Decimation technique for open quantum systems: a case study with driven-dissipative bosonic chains

TL;DR

This paper introduces a real-space decimation method to analyze open quantum systems described by Lindblad equations, providing analytical insights into their dynamics and steady states, demonstrated through driven-dissipative bosonic chains.

Contribution

The paper presents a novel decimation technique for calculating Green's functions in open quantum systems, enabling analytical solutions for complex dissipative dynamics.

Findings

Efficient analytical expressions for system dynamics and steady states.

Application to various bosonic chain models, including topologically non-trivial systems.

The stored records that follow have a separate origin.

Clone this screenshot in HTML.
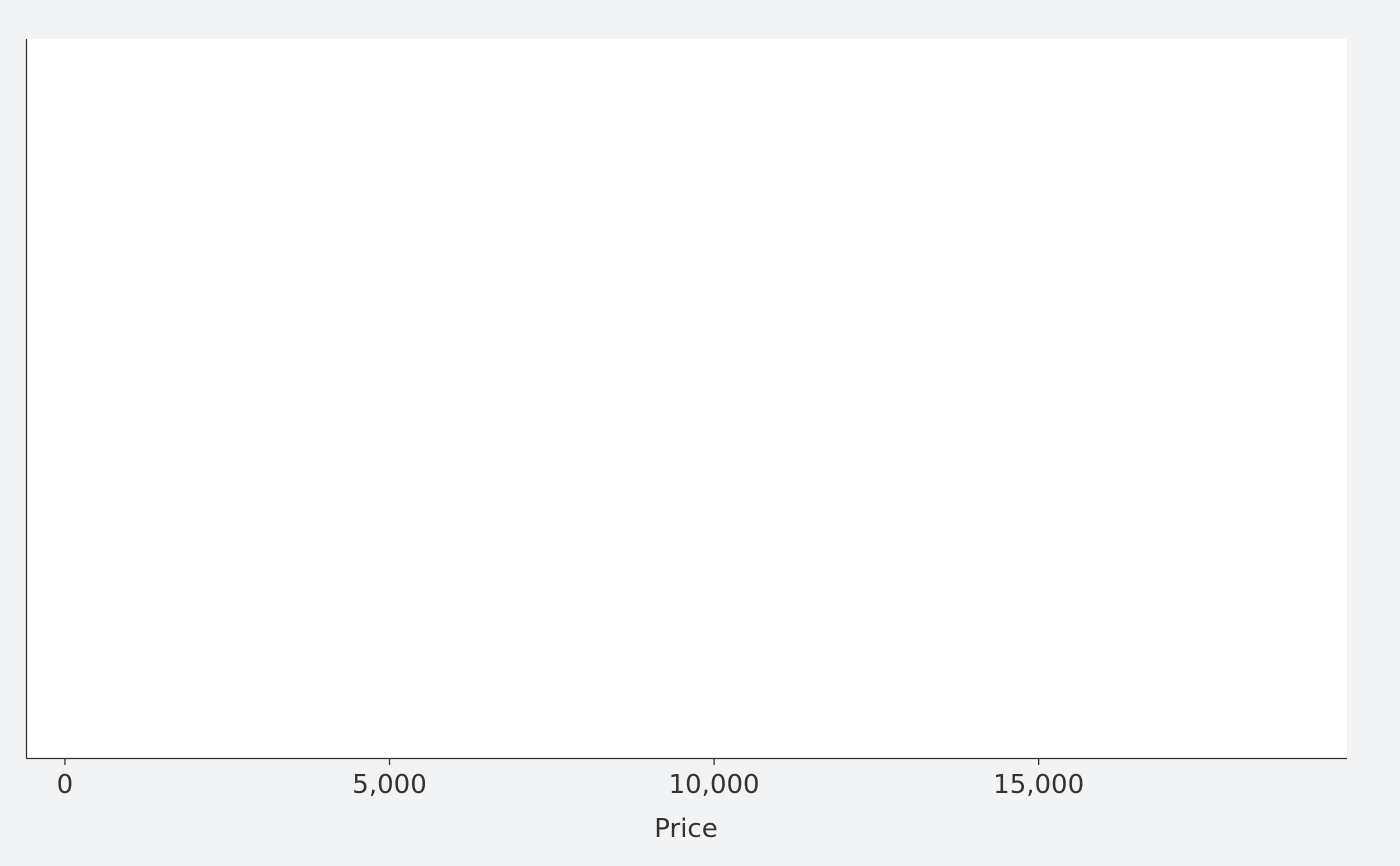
<!DOCTYPE html>
<html><head><meta charset="utf-8"><style>
html,body{margin:0;padding:0;background:#f2f3f5;}
svg{display:block;font-family:"DejaVu Sans","Liberation Sans",sans-serif;}
</style></head><body>
<svg id="chart" width="1400" height="866">
<rect x="26" y="39" width="1321" height="719" fill="#ffffff"/>
<line x1="26.5" y1="39" x2="26.5" y2="758" stroke="#333" stroke-width="1.3"/>
<line x1="26" y1="758.5" x2="1347" y2="758.5" stroke="#333" stroke-width="1.3"/>
<g id="xticks"></g>
<text x="686" y="837" text-anchor="middle" font-size="26" fill="#333">Price</text>
</svg>
<script>
const tickValues = [0, 5000, 10000, 15000];
const tickLabels = ["0", "5,000", "10,000", "15,000"];
const xDomain = [-600, 19750];
const xRange = [26, 1347];
function x(v){return xRange[0] + (v - xDomain[0]) / (xDomain[1] - xDomain[0]) * (xRange[1] - xRange[0]);}
const g = document.getElementById('xticks');
const NS = 'http://www.w3.org/2000/svg';
tickValues.forEach((v, i) => {
  const px = x(v);
  const t = document.createElementNS(NS, 'line');
  t.setAttribute('x1', px); t.setAttribute('x2', px);
  t.setAttribute('y1', 759); t.setAttribute('y2', 765);
  t.setAttribute('stroke', '#333'); t.setAttribute('stroke-width', '1.3');
  
  
  g.appendChild(t);
  const tx = document.createElementNS(NS, 'text');
  tx.setAttribute('x', px); tx.setAttribute('y', 793);
  tx.setAttribute('text-anchor', 'middle');
  tx.setAttribute('font-size', '26'); tx.setAttribute('fill', '#333');
  tx.textContent = tickLabels[i];
  
  
  g.appendChild(tx);
});
</script>
</body></html>
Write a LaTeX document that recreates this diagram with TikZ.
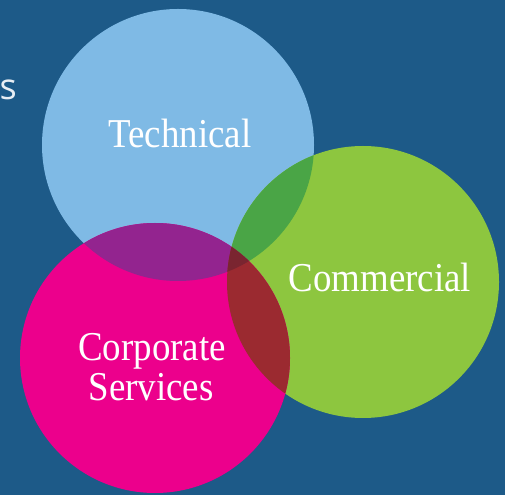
\documentclass[tikz,border=0pt]{standalone}
\usepackage{fontspec}
\newfontfamily\lblfont[FakeStretch=0.9]{Liberation Serif}
\newfontfamily\sidefont{Open Sans}
\definecolor{bgblue}{HTML}{1D5A88}
\definecolor{techblue}{HTML}{7FBAE5}
\definecolor{commgreen}{HTML}{8DC63F}
\definecolor{corpmag}{HTML}{EC008C}
\definecolor{tcgreen}{HTML}{4AA546}
\definecolor{tmpurple}{HTML}{93248F}
\definecolor{cmred}{HTML}{9B2A30}
\definecolor{triplered}{HTML}{7A2530}
\definecolor{sidegray}{HTML}{E8EEF4}
\tikzset{
  lbl/.style={text=white, font=\lblfont\fontsize{41}{46}\selectfont, inner sep=0pt, align=center},
}
\begin{document}
\begin{tikzpicture}[x=1pt,y=1pt]
\fill[bgblue] (0,0) rectangle (505,495);
\useasboundingbox (0,0) rectangle (505,495);
\def\rT{136}
\def\rC{136}
\def\rS{135}
\coordinate (ct) at (178,350);
\coordinate (cc) at (363,213);
\coordinate (cs) at (155,137);
% circles
\fill[techblue] (ct) circle (\rT);
\fill[commgreen] (cc) circle (\rC);
\fill[corpmag] (cs) circle (\rS);
% pairwise overlaps
\begin{scope}
  \clip (ct) circle (\rT);
  \fill[tcgreen] (cc) circle (\rC);
  \fill[tmpurple] (cs) circle (\rS);
\end{scope}
\begin{scope}
  \clip (cc) circle (\rC);
  \fill[cmred] (cs) circle (\rS);
\end{scope}
\begin{scope}
  \clip (ct) circle (\rT);
  \clip (cc) circle (\rC);
  \fill[triplered] (cs) circle (\rS);
\end{scope}
% labels
\node[lbl, anchor=base] (tech) at (180,347) {Technical};
\node[lbl, anchor=base] (comm) at (380,203) {Commercial};
\node[lbl, anchor=base] (corp) at (152,135) {Corporate};
\node[lbl, anchor=base] (serv) at (151,95) {Services};
\node[text=sidegray, font=\sidefont\fontsize{36}{40}\selectfont, inner sep=0pt, anchor=base west] (side) at (-0.5,395) {s};
\end{tikzpicture}
\end{document}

Demonstration of directional amplification linked to topology.

Abstract

The unavoidable coupling of quantum systems to external degrees of freedom leads to dissipative (non-unitary) dynamics, which can be radically different from closed-system scenarios. Such open quantum system dynamics is generally described by Lindblad master equations, whose dynamical and steady-state properties are challenging to obtain, especially in the many-particle regime. Here, we introduce a method to deal with these systems based on the calculation of (dissipative) lattice Green's function with a real-space decimation technique. Compared to other methods, such technique enables obtaining compact analytical expressions for the dynamics and steady-state properties, such as asymptotic decays or correlation lengths. We illustrate the power of this method with several examples of driven-dissipative bosonic chains of increasing complexity, including the Hatano-Nelson model. The latter is especially illustrative because its surface and bulk dissipative behavior are linked due to its non-trivial topology, which manifests in directional amplification.